Con quale stato d’animo si è accostata a quel mondo musicale?
«Con il desiderio di scoprirlo e di riuscire a impossessarmene. A colpirmi fu subito la musica, mentre faticavo a comprendere lo spessore poetico di Brecht. Le storie che narrava mi sorprendevano e mi disorientavano: come quella di Maria Sanders, la prostituta degli ebrei oltraggiata dai nazisti. All’epoca avevo 25 anni e il luogo di nascita, unito ai modesti guadagni della mia famiglia, non mi avevano consentito di studiare come avrei voluto. Mi impegnai a fondo interpretando 7 song al Piccolo Teatro di Milano e quindi i recital Io e Bertolt Brecht e Milva canta Brecht. Vendevo canzoni come Quattro vestiti e La filanda, gareggiavo al Festival di Sanremo e intanto calcavo i palcoscenici soddisfacendo il mio bisogno di letteratura. Fino alla definitiva svolta artistica con l’Opera da tre soldi: io nei panni di Jenny delle Spelonche, Domenico Modugno in quelli di Mackie Messer».

Con Domenico Modugno nell’Opera da tre soldi, di Bertolt Brecht e Kurt Weill, 1973

Quando si è esibita per la prima volta in Germania?
«Nel 1972, alla Schauspielhaus di Francoforte, in occasione di uno spettacolo organizzato dall’editore di Brecht. Mi trovai a contatto con le grandi interpreti brechtiane Lotte Lenya (moglie di Weill) e Gisela May, che proveniva dal Berliner Ensemble. Interpretai Jenny dei pirati, Surabaya Johnny e La ballata di Maria Sanders. All’indomani, i critici scrissero che la mia voce aveva spazzato via la polvere dai libri di Brecht infondendo nuovo vigore alle sue parole».

Fu allora che iniziò a incidere dischi in lingua tedesca…
«Fino a oggi ne ho pubblicati 30 e a breve se ne aggiungerà un altro.

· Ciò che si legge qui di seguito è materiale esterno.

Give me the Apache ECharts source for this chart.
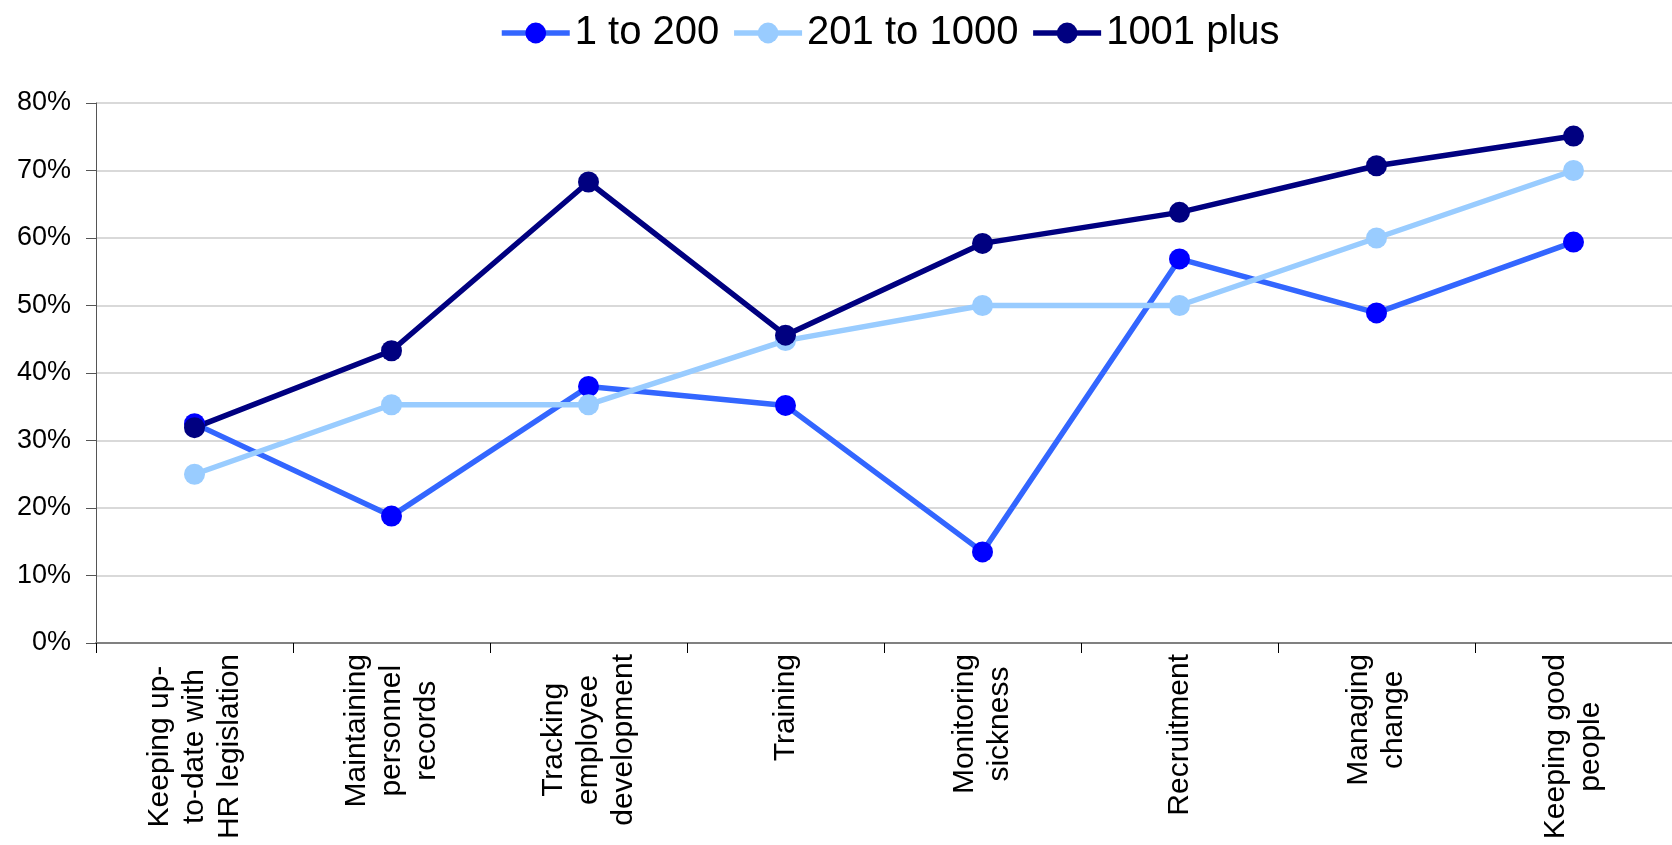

Dalla metà degli anni 70 ho alternato song di Kurt Weill a canzoni scritte negli anni 30 e 40; brani musicati da Mikis Teodorakis per l’album Von tag zu tag (Di giorno in giorno, ndr), a canzoni politiche del poeta cileno Pablo Neruda e del poeta spagnolo Rafael Alberti, fino alla collaborazione con un altro grande musicista, Vangelis».

Dal punto di vista strettamente professionale, a quale città della Germania si sente più legata?
«Senz’altro a Berlino, dove ho inciso i miei primi dischi all’Hansa Studio che confinava con il Muro e ho avuto il privilegio di essere testimone di 2 grandi momenti storici: nel 1987, nell’Oswald Schumann Platz, partecipai all’anniversario della fondazione della città cantando truccata da Angelo Azzurro le canzoni che Marlene Dietrich aveva portato al successo; nel 1989 festeggiai la caduta del Muro intonando Alexanderplatz di Franco Battiato, e la mia felicità coincise con quella di milioni di persone. Berlino è da sempre sinonimo di vivacità intellettuale, politica, musicale».

E l’affetto dove la conduce?
«In particolare ad Amburgo dove ogni volta alloggio all’Atlantic, un grande albergo dal sapore “proustiano“, in una suite che si affaccia sul lago. Amo anche Monaco di Baviera: città bella da togliere il fiato, baciata dal verde che si identifica in un profondo rispetto per la natura. Ma esistono altri angoli di Germania che ritengo impareggiabili: le deliziose, piccole case di Düsseldorf al di là del fiume e certi suggestivi colpi d’occhio di Ravensburg».

Cosa le garantisce l’Europa?
«La certezza di sentirmi a mio agio, ovunque io vada, come cantante o da semplice turista. Anche nei luoghi che non mi suscitano emozioni, riesco sempre a individuare scorci destinati a rimanere impressi nella mia memoria».